India’s Asian News International (ANI) on Sunday quoted sources in New Delhi who said India has “dramatically increased its crude oil imports from the United States since President Donald Trump returned to the White House for his second term.”
“From January to June 25, India increased its imports of US average crude supplies by 51 per cent compared to the same period last year,” ANI’s sources said.
The trend is reportedly accelerating as India’s purchases of American crude jumped by 114 percent in the second quarter of 2025, putting almost $2 billion more in the pockets of U.S. exporters.
The third quarter was off to a good start as well, with a 21-percent increase in crude oil imports from the United States logged in July.
ANI’s sources expected 2025 to end up with a net increase of 150 percent in U.S. crude oil purchases, plus increased imports of other energy products, such as liquefied petroleum gas (LPG) and liquefied natural gas (LNG). LNG imports nearly doubled in 2024.
“Sources suggest this is just the beginning, with discussions underway for a major long-term LNG contract worth tens of billions of dollars,” ANI reported.
India is presently engaged in tough eleventh-hour trade negotiations with the United States, marked by a combination of combative public statements – including President Donald Trump telling India and Russia to “take their dead economies down together, for all I care” – and quiet constructive action behind the scenes.
India was outspokenly in favor of negotiating a broad trade agreement with the Trump administration as quickly as possible, but then frustrated U.S. negotiators by growing intransigent in the final stages of those negotiations, including adamant insistences on keeping protectionist agricultural tariffs in place and importing huge amounts of oil from Russia.
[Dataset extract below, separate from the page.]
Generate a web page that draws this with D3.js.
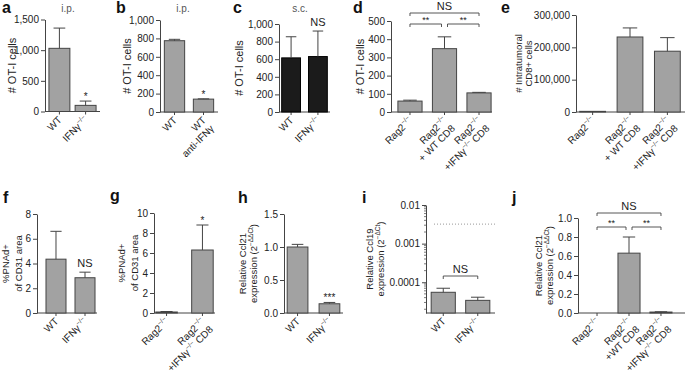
<!DOCTYPE html>
<html>
<head>
<meta charset="utf-8">
<script src="https://cdn.jsdelivr.net/npm/d3@7"></script>
<style>
  body { margin: 0; background: #fff; }
  svg { font-family: "Liberation Sans", Arial, Helvetica, sans-serif; }
</style>
</head>
<body>
<svg id="fig" width="685" height="376"></svg>
<script>
// values (bar = mean, whisker = upper SEM)
// {..} marks a superscript, \n a second line
const aCats = ["WT", "IFNγ{−/−}"];
const aMean = [1030, 100];
const aSem  = [330, 70];
const aTicks = [0, 500, 1000, 1500];

const bCats = ["WT", "WT\nanti-IFNγ"];
const bMean = [775, 140];
const bSem  = [15, 3];
const bTicks = [0, 200, 400, 600, 800, 1000];

const cCats = ["WT", "IFNγ{−/−}"];
const cMean = [615, 630];
const cSem  = [240, 290];
const cTicks = [0, 200, 400, 600, 800, 1000];

const dCats = ["Rag2{−/−}", "Rag2{−/−}\n+ WT CD8", "Rag2{−/−}\n+IFNγ{−/−} CD8"];
const dMean = [60, 348, 105];
const dSem  = [5, 65, 3];
const dTicks = [0, 100, 200, 300, 400, 500];

const eCats = ["Rag2{−/−}", "Rag2{−/−}\n+ WT CD8", "Rag2{−/−}\n+IFNγ{−/−} CD8"];
const eMean = [2000, 232000, 188000];
const eSem  = [0, 28000, 42000];
const eTicks = [0, 100000, 200000, 300000];

const fCats = ["WT", "IFNγ{−/−}"];
const fMean = [4.35, 2.85];
const fSem  = [2.25, 0.45];
const fTicks = [0, 2, 4, 6, 8];

const gCats = ["Rag2{−/−}", "Rag2{−/−}\n+IFNγ{−/−} CD8"];
const gMean = [0.1, 6.3];
const gSem  = [0.05, 2.5];
const gTicks = [0, 2, 4, 6, 8, 10];

const hCats = ["WT", "IFNγ{−/−}"];
const hMean = [1.0, 0.14];
const hSem  = [0.04, 0.02];
const hTicks = [0, 0.5, 1.0, 1.5];

const iCats = ["WT", "IFNγ{−/−}"];
const iMean = [5.5e-5, 3.4e-5];
const iSem  = [1.5e-5, 0.7e-5];
const iTicks = [0.0001, 0.001, 0.01];
const iRefLine = 0.0032;

const jCats = ["Rag2{−/−}", "Rag2{−/−}\n+WT CD8", "Rag2{−/−}\n+IFNγ{−/−} CD8"];
const jMean = [0, 0.63, 0.01];
const jSem  = [0, 0.17, 0.003];
const jTicks = [0, 0.2, 0.4, 0.6, 0.8, 1.0];

const svg = d3.select("#fig");
const ink = "#222", axisCol = "#444", grey = "#a2a2a2";
const comma = d3.format(",");

// write a string with superscripts / line breaks into a text element
function rich(text, str, fs) {
  const lh = fs * 1.15, shift = fs * 0.4;
  let off = 0;
  str.split("\n").forEach((line, li) => {
    line.split(/(\{[^}]*\})/).filter(s => s).forEach((part, k) => {
      const isSup = part[0] === "{";
      const target = isSup ? -shift : 0;
      const t = text.append("tspan")
        .attr("font-size", isSup ? fs * 0.68 : fs)
        .text(isSup ? part.slice(1, -1) : part);
      let dy = target - off;
      if (k === 0) { t.attr("x", 0); if (li > 0) dy += lh; }
      t.attr("dy", dy);
      off = target;
    });
  });
}

function panel(p) {
  const g = svg.append("g");
  const n = p.cats.length;
  const x = d3.scaleBand().domain(d3.range(n)).range(p.band)
              .paddingInner(p.pi).paddingOuter(p.po);
  const y = p.log
    ? d3.scaleLog().domain(p.domain).range([p.yBot, p.yTop])
    : d3.scaleLinear().domain(p.domain).range([p.yBot, p.yTop]);
  const cx = i => x(i) + x.bandwidth() / 2;

  // letter + title
  g.append("text").attr("x", p.letter[1]).attr("y", p.letter[2])
    .attr("font-size", 16).attr("font-weight", "bold").attr("fill", "#111")
    .text(p.letter[0]);
  if (p.title) g.append("text").attr("x", p.title[1]).attr("y", p.title[2])
    .attr("text-anchor", "middle").attr("font-size", 10).attr("fill", "#555")
    .text(p.title[0]);

  // y axis
  const ax = d3.axisLeft(y).tickValues(p.ticks).tickFormat(p.fmt)
               .tickSize(4).tickSizeOuter(0).tickPadding(2);
  const ya = g.append("g").attr("transform", `translate(${p.x0},0)`).call(ax);
  ya.select(".domain").attr("stroke", axisCol);
  ya.selectAll(".tick line").attr("stroke", axisCol);
  ya.selectAll(".tick text").attr("font-size", 10).attr("fill", ink)
    .attr("font-family", null);
  if (p.log) {
    const minor = [];
    [-5, -4, -3].forEach(e => d3.range(2, 10).forEach(k => {
      const v = k * Math.pow(10, e);
      if (v > p.domain[0] && v < p.domain[1]) minor.push(v);
    }));
    g.selectAll(".minor").data(minor).join("line")
      .attr("x1", p.x0 - 2).attr("x2", p.x0)
      .attr("y1", d => y(d)).attr("y2", d => y(d))
      .attr("stroke", axisCol).attr("stroke-width", 0.7);
  }

  // y label (one text per line)
  const ym = (p.yTop + p.yBot) / 2;
  p.ylab.forEach((s, k) => {
    const t = g.append("text").attr("text-anchor", "middle").attr("fill", ink)
      .attr("transform", `translate(${p.ylabX[k]},${ym}) rotate(-90)`);
    rich(t, s, p.ylabSize);
  });

  // x axis line + ticks
  g.append("line").attr("x1", p.x0).attr("x2", p.x1)
    .attr("y1", p.yBot).attr("y2", p.yBot).attr("stroke", axisCol);
  g.selectAll(".xt").data(p.cats).join("line")
    .attr("x1", (d, i) => cx(i)).attr("x2", (d, i) => cx(i))
    .attr("y1", p.yBot).attr("y2", p.yBot + 3).attr("stroke", axisCol);
  p.cats.forEach((c, i) => {
    const t = g.append("text").attr("text-anchor", "end").attr("fill", ink)
      .attr("transform", `translate(${cx(i) + 3},${p.yBot + 9}) rotate(-45)`);
    rich(t, c, 10);
  });

  // bars + upper error whiskers
  const base = p.yBot;
  g.selectAll(".bar").data(p.mean).join("rect")
    .attr("x", (d, i) => x(i)).attr("width", x.bandwidth())
    .attr("y", d => d > 0 ? y(d) : base)
    .attr("height", d => d > 0 ? base - y(d) : 0)
    .attr("fill", p.fill).attr("stroke", p.edge).attr("stroke-width", 1);
  const cap = x.bandwidth() * 0.28;
  p.mean.forEach((m, i) => {
    if (!p.sem[i]) return;
    const y0 = y(m), y1 = y(m + p.sem[i]);
    g.append("line").attr("x1", cx(i)).attr("x2", cx(i))
      .attr("y1", y0).attr("y2", y1).attr("stroke", axisCol);
    g.append("line").attr("x1", cx(i) - cap).attr("x2", cx(i) + cap)
      .attr("y1", y1).attr("y2", y1).attr("stroke", axisCol);
  });

  // significance marks above a bar
  (p.marks || []).forEach(mk => {
    const top = y(p.mean[mk.i] + p.sem[mk.i]);
    const star = mk.text.includes("*");
    g.append("text").attr("x", cx(mk.i)).attr("y", star ? top - 1 : top - 5)
      .attr("text-anchor", "middle").attr("fill", ink)
      .attr("font-size", star ? 10 : 11).text(mk.text);
  });

  // brackets between bars
  (p.brackets || []).forEach(b => {
    const xa = cx(b.a) + (b.da || 0), xb = cx(b.b) + (b.db || 0);
    g.append("path")
      .attr("d", `M${xa},${b.y + 3}V${b.y}H${xb}V${b.y + 3}`)
      .attr("fill", "none").attr("stroke", axisCol).attr("stroke-width", 0.9);
    const star = b.text.includes("*");
    g.append("text").attr("x", (xa + xb) / 2).attr("y", star ? b.y - 1 : b.y - 3)
      .attr("text-anchor", "middle").attr("fill", ink)
      .attr("font-size", star ? 9 : 11).text(b.text);
  });

  if (p.refLine) {
    g.append("line").attr("x1", p.refLine[1]).attr("x2", p.refLine[2])
      .attr("y1", y(p.refLine[0])).attr("y2", y(p.refLine[0]))
      .attr("stroke", "#999").attr("stroke-dasharray", "1,2");
  }
}

// ---- top row ----
panel({ letter: ["a", 2, 13], title: ["i.p.", 68, 12],
  cats: aCats, mean: aMean, sem: aSem, ticks: aTicks, fmt: comma,
  x0: 45, x1: 100, band: [45, 100], pi: 0.2, po: 0.15,
  domain: [0, 1500], yTop: 19.5, yBot: 111.5,
  fill: grey, edge: "#444",
  ylab: ["# OT-I cells"], ylabX: [16], ylabSize: 11,
  marks: [{ i: 1, text: "*" }] });

panel({ letter: ["b", 116, 13], title: ["i.p.", 183, 12],
  cats: bCats, mean: bMean, sem: bSem, ticks: bTicks, fmt: comma,
  x0: 160, x1: 218, band: [160, 218], pi: 0.3, po: 0.15,
  domain: [0, 1000], yTop: 20, yBot: 112,
  fill: grey, edge: "#444",
  ylab: ["# OT-I cells"], ylabX: [131], ylabSize: 11,
  marks: [{ i: 1, text: "*" }] });

panel({ letter: ["c", 233, 13], title: ["s.c.", 300, 12],
  cats: cCats, mean: cMean, sem: cSem, ticks: cTicks, fmt: comma,
  x0: 279, x1: 330, band: [279, 330], pi: 0.3, po: 0.1,
  domain: [0, 1000], yTop: 24, yBot: 112,
  fill: "#1b1b1b", edge: "#000",
  ylab: ["# OT-I cells"], ylabX: [243], ylabSize: 11,
  marks: [{ i: 1, text: "NS" }] });

panel({ letter: ["d", 353, 13],
  cats: dCats, mean: dMean, sem: dSem, ticks: dTicks, fmt: comma,
  x0: 391, x1: 492, band: [391, 498], pi: 0.3, po: 0.2,
  domain: [0, 500], yTop: 21, yBot: 112,
  fill: grey, edge: "#444",
  ylab: ["# OT-I cells"], ylabX: [364], ylabSize: 11,
  brackets: [{ a: 0, b: 2, y: 13, text: "NS" },
             { a: 0, b: 1, db: -3, y: 24, text: "**" },
             { a: 1, b: 2, da: 3, y: 24, text: "**" }] });

panel({ letter: ["e", 501, 13],
  cats: eCats, mean: eMean, sem: eSem, ticks: eTicks, fmt: comma,
  x0: 576, x1: 685, band: [576, 684], pi: 0.31, po: 0.1,
  domain: [0, 300000], yTop: 15, yBot: 112,
  fill: grey, edge: "#444",
  ylab: ["# Intratumoral", "CD8+ cells"], ylabX: [522, 532], ylabSize: 9.5 });

// ---- bottom row ----
panel({ letter: ["f", 3, 203],
  cats: fCats, mean: fMean, sem: fSem, ticks: fTicks, fmt: d3.format("d"),
  x0: 37, x1: 97, band: [37, 104], pi: 0.31, po: 0.31,
  domain: [0, 8], yTop: 214, yBot: 313,
  fill: grey, edge: "#444",
  ylab: ["%PNAd+", "of CD31 area"], ylabX: [9, 22], ylabSize: 9.5,
  marks: [{ i: 1, text: "NS" }] });

panel({ letter: ["g", 110, 201],
  cats: gCats, mean: gMean, sem: gSem, ticks: gTicks, fmt: d3.format("d"),
  x0: 154, x1: 215, band: [154, 215], pi: 0.4, po: 0.05,
  domain: [0, 10], yTop: 213, yBot: 313,
  fill: grey, edge: "#444",
  ylab: ["%PNAd+", "of CD31 area"], ylabX: [125, 138], ylabSize: 9.5,
  marks: [{ i: 1, text: "*" }] });

panel({ letter: ["h", 238, 203],
  cats: hCats, mean: hMean, sem: hSem, ticks: hTicks, fmt: d3.format(".1f"),
  x0: 284, x1: 343, band: [284, 343], pi: 0.35, po: 0.1,
  domain: [0, 1.5], yTop: 214, yBot: 313,
  fill: grey, edge: "#444",
  ylab: ["Relative Ccl21", "expression (2{−ΔΔCt})"], ylabX: [246, 257], ylabSize: 9.5,
  marks: [{ i: 1, text: "***" }] });

panel({ letter: ["i", 362, 203],
  cats: iCats, mean: iMean, sem: iSem, ticks: iTicks, fmt: d => String(d), log: true,
  x0: 426, x1: 495, band: [426, 495], pi: 0.3, po: 0.15,
  domain: [1.6e-5, 0.01], yTop: 205, yBot: 313,
  fill: grey, edge: "#444",
  ylab: ["Relative Ccl19", "expression (2{−ΔCt})"], ylabX: [373, 384], ylabSize: 9.5,
  brackets: [{ a: 0, b: 1, y: 276, text: "NS" }],
  refLine: [iRefLine, 434, 496] });

panel({ letter: ["j", 512, 203],
  cats: jCats, mean: jMean, sem: jSem, ticks: jTicks, fmt: d3.format(".1f"),
  x0: 578, x1: 685, band: [578, 680], pi: 0.31, po: 0.25,
  domain: [0, 1], yTop: 218, yBot: 313,
  fill: grey, edge: "#444",
  ylab: ["Relative Ccl21", "expression (2{−ΔΔCt})"], ylabX: [542, 553], ylabSize: 9.5,
  brackets: [{ a: 0, b: 2, y: 213, text: "NS" },
             { a: 0, b: 1, db: -3, y: 227, text: "**" },
             { a: 1, b: 2, da: 3, y: 227, text: "**" }] });
</script>
</body>
</html>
India has been buying Russian oil at deeply discounted prices ever since Moscow lost many of its old customers by invading Ukraine in 2022. The Trump administration is pressuring India to abandon its practices because oil income is a key funding stream for the Russian invasion.
Senior White House adviser Stephen Miller on Sunday bluntly accused India of underwriting Russia’s war in Ukraine.
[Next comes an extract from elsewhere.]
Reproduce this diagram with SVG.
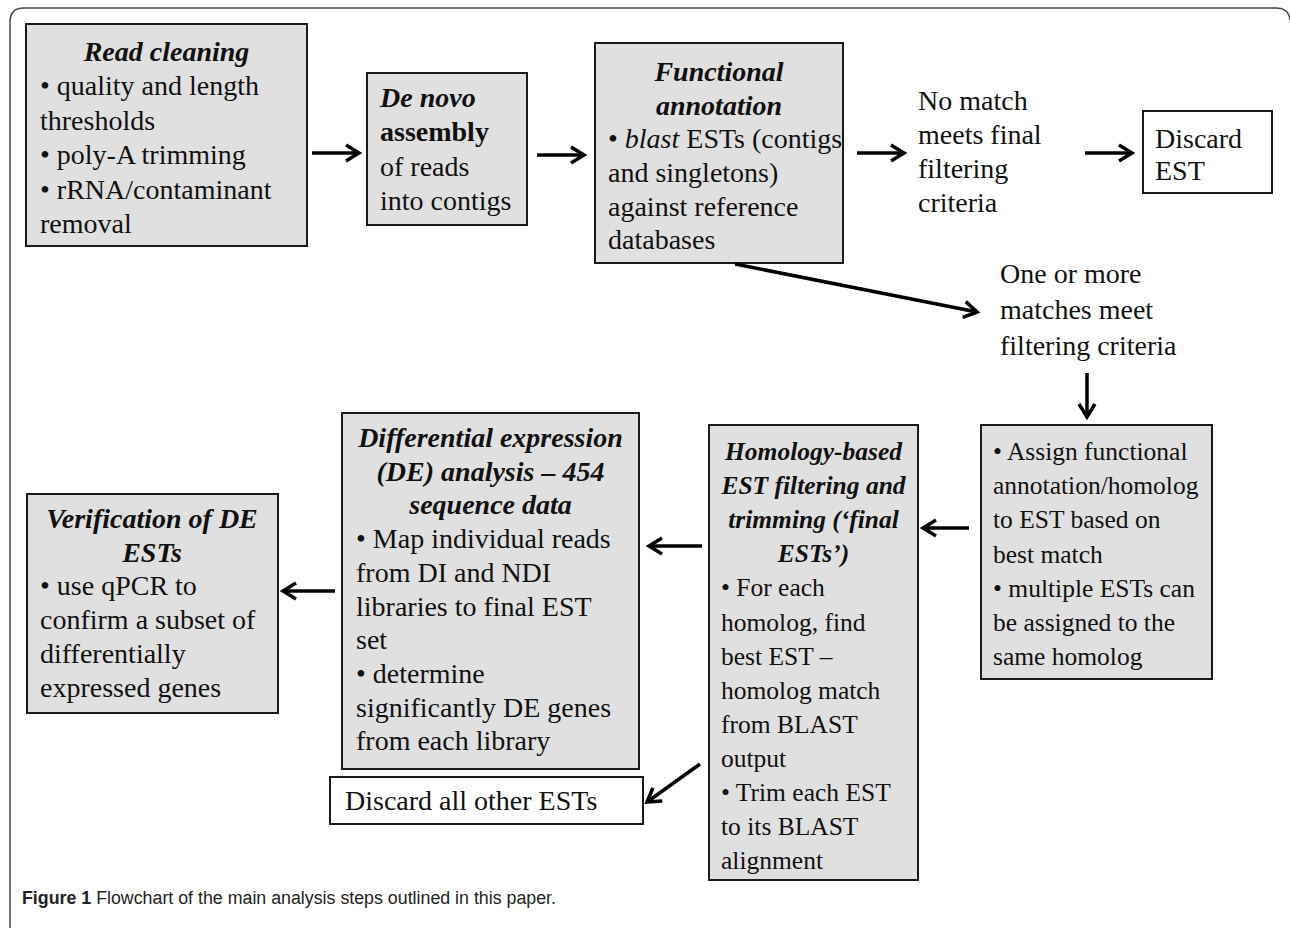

“It is not acceptable for India to continue financing this war by purchasing the oil from Russia,” Miller said in a Fox News interview.
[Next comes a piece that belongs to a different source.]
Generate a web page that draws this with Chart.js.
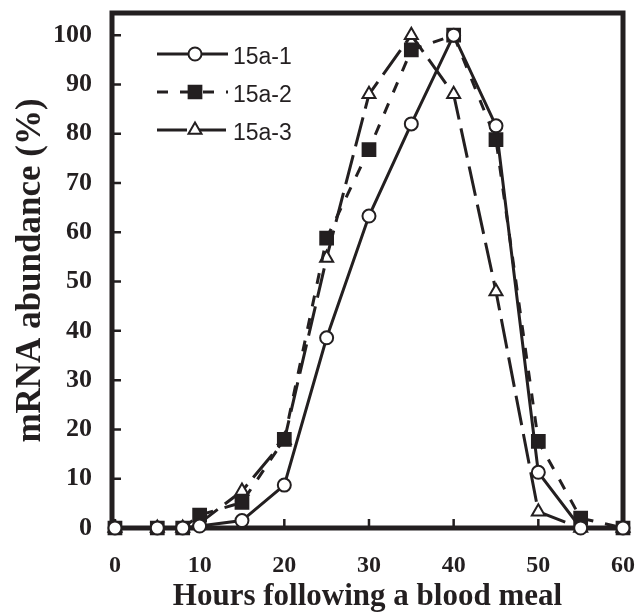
<!DOCTYPE html>
<html>
<head>
<meta charset="utf-8">
<script src="https://cdn.jsdelivr.net/npm/chart.js@4.4.1/dist/chart.umd.min.js"></script>
<style>
  body { margin: 0; background: #fff; }
</style>
</head>
<body>
<canvas id="mrnaChart" width="636" height="613"></canvas>
<script>
// time points (hours after the blood meal)
const hours = [0, 5, 8, 10, 15, 20, 25, 30, 35, 40, 45, 50, 55, 60];
// relative mRNA abundance (%) per transcript
const abund15a1 = [0, 0, 0, 0.4, 1.5, 8.7, 38.6, 63.3, 82, 100, 81.6, 11.3, 0, 0];
const abund15a2 = [0, 0, 0, 2.6, 5.2, 18, 58.8, 76.8, 97, 100, 78.8, 17.6, 2, 0];
const abund15a3 = [0, 0, 0, 1, 7.5, 17.8, 54.8, 88, 100, 88, 48, 3.3, 0, 0];
const seriesNames = ['15a-1', '15a-2', '15a-3'];

const xTicks = [0, 10, 20, 30, 40, 50, 60];
const yTicks = [0, 10, 20, 30, 40, 50, 60, 70, 80, 90, 100];

const ink = '#231f20';

function toPoints(values) {
  return hours.map((h, i) => ({ x: h, y: values[i] }));
}

// labels overflowing the axis should not push the plot area in
function noOverflow(s) {
  s.paddingTop = 0;
  s.paddingBottom = 0;
  s.paddingLeft = 0;
  s.paddingRight = 0;
}

// box round the plot + short ticks pointing inwards
const framePlugin = {
  id: 'frame',
  beforeDatasetsDraw(chart) {
    const { ctx, chartArea: a, scales } = chart;
    ctx.save();
    ctx.strokeStyle = ink;
    ctx.lineWidth = 2.5;
    ctx.beginPath();
    scales.y.ticks.forEach(t => {
      const py = scales.y.getPixelForValue(t.value);
      ctx.moveTo(a.left, py);
      ctx.lineTo(a.left + 9, py);
    });
    scales.x.ticks.forEach(t => {
      const px = scales.x.getPixelForValue(t.value);
      ctx.moveTo(px, a.bottom);
      ctx.lineTo(px, a.bottom - 9);
    });
    ctx.stroke();
    ctx.lineWidth = 5;
    ctx.strokeRect(a.left, a.top, a.right - a.left, a.bottom - a.top);
    ctx.restore();
  }
};

// legend: line sample with the marker in the middle
const legendPlugin = {
  id: 'lineLegend',
  afterDraw(chart) {
    const { ctx } = chart;
    const x0 = 157, x1 = 228, y0 = 54, rowGap = 38;
    chart.data.datasets.forEach((ds, i) => {
      const y = y0 + i * rowGap;
      ctx.save();
      ctx.strokeStyle = ds.borderColor;
      ctx.lineWidth = ds.borderWidth;
      ctx.setLineDash(ds.borderDash || []);
      ctx.beginPath();
      ctx.moveTo(x0, y);
      ctx.lineTo(x1, y);
      ctx.stroke();
      ctx.setLineDash([]);
      ctx.fillStyle = ds.pointBackgroundColor;
      ctx.strokeStyle = ds.pointBorderColor;
      ctx.lineWidth = ds.pointBorderWidth;
      Chart.helpers.drawPoint(ctx, {
        pointStyle: ds.pointStyle, radius: ds.pointRadius, borderWidth: ds.pointBorderWidth
      }, 195, y);
      ctx.fillStyle = ink;
      ctx.font = '23px "Liberation Sans", Arial, sans-serif';
      ctx.textBaseline = 'middle';
      ctx.fillText(ds.label, 233, y + 4);
      ctx.restore();
    });
  }
};

const lineStyle = {
  borderColor: ink,
  borderWidth: 3,
  pointBorderColor: ink,
  pointBorderWidth: 2,
  tension: 0,
  clip: false
};

new Chart(document.getElementById('mrnaChart'), {
  type: 'line',
  data: {
    datasets: [
      { ...lineStyle, label: seriesNames[0], data: toPoints(abund15a1),
        pointStyle: 'circle', pointRadius: 6.5, pointBackgroundColor: '#fff' },
      { ...lineStyle, label: seriesNames[1], data: toPoints(abund15a2), borderDash: [11, 12],
        pointStyle: 'rect', pointRadius: 9, pointBackgroundColor: ink },
      { ...lineStyle, label: seriesNames[2], data: toPoints(abund15a3), borderDash: [30, 9],
        pointStyle: 'triangle', pointRadius: 7.5, pointBackgroundColor: '#fff' }
    ]
  },
  options: {
    responsive: false,
    animation: false,
    layout: { padding: { top: 13, right: 13, left: 0, bottom: 0 } },
    plugins: { legend: { display: false }, tooltip: { enabled: false } },
    scales: {
      x: {
        type: 'linear',
        min: -0.35,
        max: 60,
        afterBuildTicks: s => { s.ticks = xTicks.map(v => ({ value: v })); },
        afterFit: s => { s.height = 85; noOverflow(s); },
        grid: { display: false, drawTicks: false },
        border: { display: false },
        ticks: {
          color: ink,
          padding: 23,
          maxRotation: 0,
          font: { family: '"Liberation Serif", serif', size: 24, weight: 'bold' }
        },
        title: {
          display: true,
          text: 'Hours following a blood meal',
          color: ink,
          padding: { top: 0, bottom: 1 },
          font: { family: '"Liberation Serif", serif', size: 31, weight: 'bold', lineHeight: 1 }
        }
      },
      y: {
        min: 0,
        max: 104.5,
        afterBuildTicks: s => { s.ticks = yTicks.map(v => ({ value: v })); },
        afterFit: s => { s.width = 112; noOverflow(s); },
        grid: { display: false, drawTicks: false },
        border: { display: false },
        ticks: {
          color: ink,
          padding: 20,
          font: { family: '"Liberation Serif", serif', size: 26, weight: 'bold' }
        },
        title: {
          display: true,
          text: 'mRNA abundance (%)',
          color: ink,
          padding: { top: 13, bottom: 0 },
          font: { family: '"Liberation Serif", serif', size: 35, weight: 'bold', lineHeight: 1 }
        }
      }
    }
  },
  plugins: [framePlugin, legendPlugin]
});
</script>
</body>
</html>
“People will be shocked to learn that India is basically tied with China in purchasing Russian oil. That’s an astonishing fact,” he said.
Two Indian government sources told Reuters that India will keep buying Russian oil, even if Trump makes good on his threat to impose up to 100 percent penalties on Moscow’s customers, in addition to the 25 percent tariff on Indian exports to the United States he imposed last week.
“These are long-term oil contracts. It is not so simple to just stop buying overnight,” one of Reuters’ sources said. The other argued that India has been fending off a global surge in oil prices by purchasing much of Russia’s supply, to the benefit of consumers in the U.S. and elsewhere.
Even as Indian officials made official and unofficial pronouncements that imports from Russia would continue, Indian state refiners quietly stopped purchasing Russian oil in July, cutting off about 40 percent of the flow from Russia to India. The indefinite suspension was ostensibly prompted by shrinking discounts from Russia, prompting Indian state refineries to go shopping in the Middle East and West Africa for better – and perhaps less politically explosive – deals on crude.
Combined with the news of surging imports from the United States, the actions of state refiners could represent a compromise with Trump’s demands: a significant reduction in purchases from Russia, coupled with a pleasing increase in purchases from American suppliers. New Delhi could also be playing for time, hoping for other factors to end the Ukraine conflict before India is forced to make a painful decision that could alienate its longtime allies in Russia.
On Sunday, India’s top state-owned refiner, the Indian Oil Corporation (IOC), announced a spot purchase of 4.5 million barrels of crude oil from the U.S., plus another 2.5 million from Canada and Abu Dhabi. Trade industry sources said this spot purchase was, in part, meant to replace reduced imports from Russia.